Code that draws figures
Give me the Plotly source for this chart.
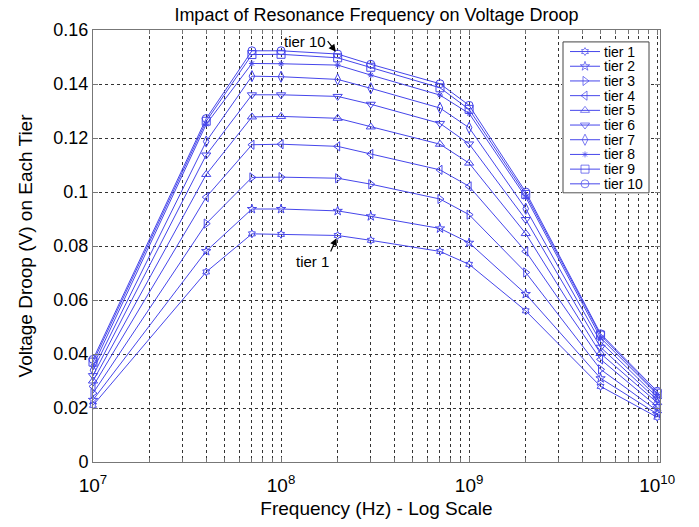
import math
import plotly.graph_objects as go

# ---- data ----
freq_hz = [1e7, 4e7, 7e7, 1e8, 2e8, 3e8, 7e8, 1e9, 2e9, 5e9, 1e10]

tier1 = [0.0210, 0.0704, 0.0845, 0.0843, 0.0839, 0.0821, 0.0780, 0.0732, 0.0560, 0.0280, 0.0166]
tier2 = [0.0230, 0.0781, 0.0937, 0.0937, 0.0930, 0.0910, 0.0865, 0.0812, 0.0622, 0.0310, 0.0178]
tier3 = [0.0255, 0.0883, 0.1054, 0.1055, 0.1051, 0.1029, 0.0974, 0.0916, 0.0702, 0.0343, 0.0190]
tier4 = [0.0280, 0.0981, 0.1175, 0.1177, 0.1169, 0.1141, 0.1082, 0.1021, 0.0780, 0.0380, 0.0205]
tier5 = [0.0300, 0.1065, 0.1278, 0.1280, 0.1273, 0.1241, 0.1177, 0.1107, 0.0846, 0.0402, 0.0220]
tier6 = [0.0320, 0.1137, 0.1360, 0.1360, 0.1354, 0.1325, 0.1254, 0.1178, 0.0898, 0.0425, 0.0230]
tier7 = [0.0340, 0.1187, 0.1429, 0.1427, 0.1417, 0.1384, 0.1311, 0.1238, 0.0938, 0.0445, 0.0240]
tier8 = [0.0355, 0.1251, 0.1476, 0.1475, 0.1470, 0.1433, 0.1359, 0.1291, 0.0981, 0.0460, 0.0250]
tier9 = [0.0370, 0.1262, 0.1509, 0.1510, 0.1497, 0.1462, 0.1386, 0.1306, 0.0991, 0.0470, 0.0255]
tier10 = [0.0380, 0.1272, 0.1523, 0.1523, 0.1511, 0.1473, 0.1401, 0.1321, 0.1000, 0.0475, 0.0262]

series = [tier1, tier2, tier3, tier4, tier5, tier6, tier7, tier8, tier9, tier10]
names = ["tier %d" % i for i in range(1, 11)]
symbols = ["hexagram-open", "star-open", "triangle-right-open", "triangle-left-open",
           "triangle-up-open", "triangle-down-open", "diamond-tall-open", "asterisk-open",
           "square-open", "circle-open"]
marker_sizes = [6, 7, 8, 8, 8, 8, 8, 5, 8, 8]

y_ticks = [0, 0.02, 0.04, 0.06, 0.08, 0.1, 0.12, 0.14, 0.16]
y_ticklabels = ["0", "0.02", "0.04", "0.06", "0.08", "0.1", "0.12", "0.14", "0.16"]

decades = [7, 8, 9, 10]

# ---- styling / layout constants ----
BLUE = "rgb(70,70,235)"
FONT = "Liberation Sans, Arial, sans-serif"
W, H = 699, 527
PL, PR, PT, PB = 93, 660, 30, 465          # plot area in pixels
PW, PH = PR - PL, PB - PT

def px_to_xpaper(px):
    return (px - PL) / PW

def px_to_ypaper(py):
    return (PB - py) / PH

fig = go.Figure()
for name, ys, sym, ms in zip(names, series, symbols, marker_sizes):
    fig.add_trace(go.Scatter(
        x=freq_hz, y=ys, name=name, mode="lines+markers", showlegend=False,
        line=dict(color=BLUE, width=1), cliponaxis=False,
        marker=dict(symbol=sym, size=ms, color=BLUE, line=dict(color=BLUE, width=1)),
        xaxis="x", yaxis="y",
    ))

# ---- MATLAB-style legend box on its own small axes ----
LG_L, LG_R, LG_T, LG_B = 563, 649, 42, 194   # box in pixels
LG_W, LG_H = LG_R - LG_L, LG_B - LG_T
ROW0, ROW_STEP = 9.7, 14.8
fig.add_trace(go.Scatter(
    x=[0, LG_W, LG_W, 0, 0], y=[0, 0, LG_H, LG_H, 0], mode="lines",
    fill="toself", fillcolor="white", line=dict(color="#444", width=1),
    showlegend=False, hoverinfo="skip", xaxis="x2", yaxis="y2",
))
for i, (name, sym, ms) in enumerate(zip(names, symbols, marker_sizes)):
    yy = LG_H - ROW0 - ROW_STEP * i
    fig.add_trace(go.Scatter(
        x=[7, 22, 37], y=[yy, yy, yy], mode="lines+markers", showlegend=False,
        line=dict(color=BLUE, width=1),
        marker=dict(symbol=sym, size=[0, ms, 0], color=BLUE, line=dict(color=BLUE, width=1)),
        hoverinfo="skip", xaxis="x2", yaxis="y2",
    ))
    fig.add_annotation(x=40, y=yy, xref="x2", yref="y2", text=name, showarrow=False,
                       xanchor="left", yanchor="middle", borderpad=0,
                       font=dict(size=14, color="black"))

x_major = [10 ** d for d in decades]
x_major_text = ["10<sup>%d</sup>" % d for d in decades]
x_minor = [m * 10 ** d for d in decades[:-1] for m in range(2, 10)]

GRID = dict(showgrid=True, gridcolor="#333", griddash="dot", gridwidth=1)

fig.update_layout(
    width=W, height=H,
    margin=dict(l=PL, r=W - PR, t=PT, b=H - PB),
    paper_bgcolor="white", plot_bgcolor="white",
    font=dict(family=FONT, size=18, color="black"),
    title=dict(text="Impact of Resonance Frequency on Voltage Droop",
               x=(PL + PR) / 2 / W, xanchor="center", y=1 - 15 / H, yanchor="middle",
               font=dict(size=18)),
    showlegend=False,
    xaxis=dict(
        type="log", range=[7, 10.015], domain=[0, 1],
        tickvals=x_major, ticktext=x_major_text,
        **GRID,
        minor=dict(tickvals=x_minor, ticks="inside", ticklen=4, tickcolor="#777",
                   showgrid=True, gridcolor="#333", griddash="dot", gridwidth=1),
        showline=True, linecolor="#777", linewidth=1, mirror="ticks",
        ticks="inside", ticklen=5, tickcolor="#777",
        zeroline=False, ticklabelstandoff=6,
        title=dict(text="Frequency (Hz) - Log Scale", font=dict(size=19), standoff=6),
        tickfont=dict(size=19),
    ),
    yaxis=dict(
        range=[0, 0.16], domain=[0, 1],
        tickvals=y_ticks, ticktext=y_ticklabels,
        **GRID,
        showline=True, linecolor="#777", linewidth=1, mirror="ticks",
        ticks="inside", ticklen=5, tickcolor="#777",
        zeroline=False,
        title=dict(text="Voltage Droop (V) on Each Tier", font=dict(size=19), standoff=15),
        tickfont=dict(size=18),
    ),
    xaxis2=dict(domain=[px_to_xpaper(LG_L - 1), px_to_xpaper(LG_R + 1)], range=[-1, LG_W + 1],
                anchor="y2", visible=False, fixedrange=True),
    yaxis2=dict(domain=[px_to_ypaper(LG_B + 1), px_to_ypaper(LG_T - 1)], range=[-1, LG_H + 1],
                anchor="x2", visible=False, fixedrange=True),
)

# annotations: labelled arrows pointing to tier 10 and tier 1 at 2e8
x_ann = math.log10(freq_hz[4])
fig.add_annotation(x=x_ann, y=tier10[4], xref="x", yref="y", text="tier 10",
                   showarrow=True, arrowhead=2, arrowsize=1.2, arrowwidth=1.2,
                   arrowcolor="black", ax=-10, ay=-13, standoff=3,
                   xanchor="right", yanchor="middle", font=dict(size=15))
fig.add_annotation(x=x_ann, y=tier1[4], xref="x", yref="y", text="tier 1",
                   showarrow=True, arrowhead=2, arrowsize=1.2, arrowwidth=1.2,
                   arrowcolor="black", ax=-7, ay=16, standoff=3,
                   xanchor="right", yanchor="top", font=dict(size=15))

fig.write_html("out.html")
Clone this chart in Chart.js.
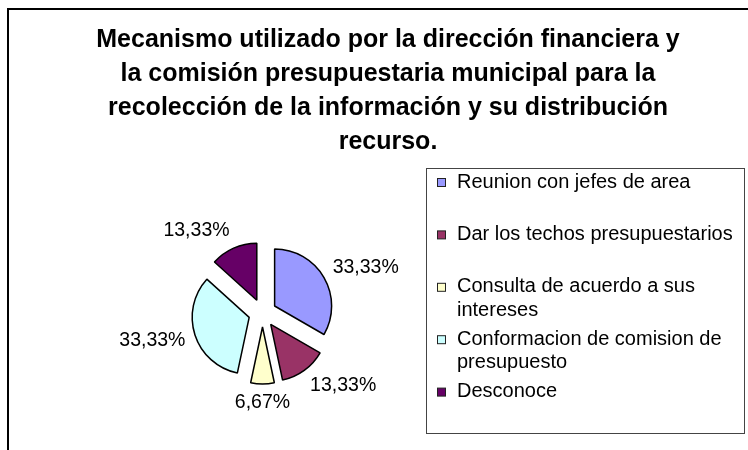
<!DOCTYPE html>
<html>
<head>
<meta charset="utf-8">
<script src="https://cdn.jsdelivr.net/npm/chart.js@4.4.0/dist/chart.umd.min.js"></script>
<style>
    html, body { margin: 0; padding: 0; background: #fff; }
    body { width: 748px; height: 450px; overflow: hidden; position: relative; }
    /* outer chart frame, its right and bottom edges fall outside the picture */
    #frame { position: absolute; left: 7px; top: 8px; width: 780px; height: 480px; border: 2px solid #000; }
    #pie { position: absolute; left: 0; top: 0; }
</style>
</head>
<body>
<div id="frame"></div>
<canvas id="pie" width="748" height="458"></canvas>
<script>
// Chart data
const titleLines = [
    'Mecanismo utilizado por la dirección financiera y',
    'la comisión presupuestaria municipal para la',
    'recolección de la información y su distribución',
    'recurso.'
];
const categories = [
    'Reunion con jefes de area',
    'Dar los techos presupuestarios',
    'Consulta de acuerdo a sus intereses',
    'Conformacion de comision de presupuesto',
    'Desconoce'
];
const percentages = [33.33, 13.33, 6.67, 33.33, 13.33];
const sliceColors = ['#9999FF', '#993366', '#FFFFCC', '#CCFFFF', '#660066'];

const FONT = "'Liberation Sans', Arial, sans-serif";
const EXPLODE = 14;        // how far each slice is pulled out
const LABEL_GAP = 10;      // gap between slice edge and its label
const LEGEND_SPACE = 251;  // width reserved on the right for the legend

Chart.defaults.font.family = FONT;

// Pull every slice out along its middle angle (without growing its radius)
const explodePlugin = {
    id: 'explode',
    afterDatasetsUpdate(chart) {
        chart.getDatasetMeta(0).data.forEach(arc => {
            if (arc.explodeWrapped) return;
            const baseDraw = arc.draw;
            arc.draw = function (ctx) {
                const mid = (this.startAngle + this.endAngle) / 2;
                ctx.save();
                ctx.translate(Math.cos(mid) * EXPLODE, Math.sin(mid) * EXPLODE);
                baseDraw.call(this, ctx);
                ctx.restore();
            };
            arc.explodeWrapped = true;
        });
    }
};

// Percentage labels outside each slice
const sliceLabels = {
    id: 'sliceLabels',
    afterDatasetsDraw(chart) {
        const ctx = chart.ctx;
        const meta = chart.getDatasetMeta(0);
        ctx.save();
        ctx.font = '19.5px ' + FONT;
        ctx.fillStyle = '#000';
        ctx.textAlign = 'center';
        ctx.textBaseline = 'middle';
        meta.data.forEach((arc, i) => {
            const mid = (arc.startAngle + arc.endAngle) / 2;
            const dx = Math.cos(mid), dy = Math.sin(mid);
            const r = arc.outerRadius + EXPLODE + LABEL_GAP;
            const text = percentages[i].toFixed(2).replace('.', ',') + '%';
            const w = ctx.measureText(text).width;
            const sx = Math.abs(dx) < 0.1 ? 0 : Math.sign(dx);
            ctx.fillText(text, arc.x + dx * r + sx * w / 2, arc.y + dy * r + dy * 9);
        });
        ctx.restore();
    }
};

// Boxed legend on the right, with wrapped labels
function wrapText(ctx, text, maxWidth) {
    const words = text.split(' ');
    const lines = [];
    let line = '';
    words.forEach(word => {
        const test = line ? line + ' ' + word : word;
        if (line && ctx.measureText(test).width > maxWidth) {
            lines.push(line);
            line = word;
        } else {
            line = test;
        }
    });
    lines.push(line);
    return lines;
}

function drawLegend(chart, box) {
    const ctx = chart.ctx;
    const left = box.right - 4 - 318;
    const top = box.top;
    const width = 318, height = 265;
    ctx.save();
    ctx.strokeStyle = '#444';
    ctx.lineWidth = 1;
    ctx.strokeRect(left + 0.5, top + 0.5, width, height);

    ctx.font = '20px ' + FONT;
    ctx.textBaseline = 'middle';
    ctx.textAlign = 'left';
    const slot = height / categories.length;
    categories.forEach((label, i) => {
        const y = top + slot * i + 14 - i * 0.6;
        ctx.fillStyle = sliceColors[i];
        ctx.fillRect(left + 11.5, y - 3.5, 8, 8);
        ctx.strokeStyle = '#222';
        ctx.strokeRect(left + 11.5, y - 3.5, 8, 8);
        ctx.fillStyle = '#000';
        wrapText(ctx, label, 285).forEach((ln, k) => {
            ctx.fillText(ln, left + 31, y + k * 23.5);
        });
    });
    ctx.restore();
}

const legendPlugin = {
    id: 'boxedLegend',
    beforeInit(chart) {
        const box = {
            position: 'right',
            weight: 1000,
            fullSize: false,
            options: {},
            width: 0, height: 0, left: 0, top: 0, right: 0, bottom: 0,
            isHorizontal() { return false; },
            update(maxWidth, maxHeight) {
                this.width = LEGEND_SPACE;
                this.height = maxHeight;
            },
            draw() { drawLegend(chart, this); }
        };
        Chart.layouts.addBox(chart, box);
    }
};

const ctx = document.getElementById('pie').getContext('2d');
const pieChart = new Chart(ctx, {
    type: 'pie',
    data: {
        labels: categories,
        datasets: [{
            data: percentages,
            backgroundColor: sliceColors,
            borderColor: '#000',
            borderWidth: 1.5
        }]
    },
    options: {
        responsive: false,
        animation: false,
        events: [],
        radius: 57,
        layout: { padding: { left: 28, right: 0, top: 0, bottom: 0 } },
        plugins: {
            legend: { display: false },
            tooltip: { enabled: false },
            title: {
                display: true,
                text: titleLines,
                color: '#000',
                font: { family: FONT, size: 25, weight: 'bold', lineHeight: 34 / 25 },
                padding: { top: 23, bottom: 9 }
            }
        }
    },
    plugins: [explodePlugin, sliceLabels, legendPlugin]
});
</script>
</body>
</html>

#### Task directions:
Only the lines from the start of the entries above to the line containing "2e9, 5e9, 1e10]" are to be given again, exactly and with both ends included; pictures are excluded.

#### Response to this exercise:
Give me the Plotly source for this chart.
import math
import plotly.graph_objects as go

# ---- data ----
freq_hz = [1e7, 4e7, 7e7, 1e8, 2e8, 3e8, 7e8, 1e9, 2e9, 5e9, 1e10]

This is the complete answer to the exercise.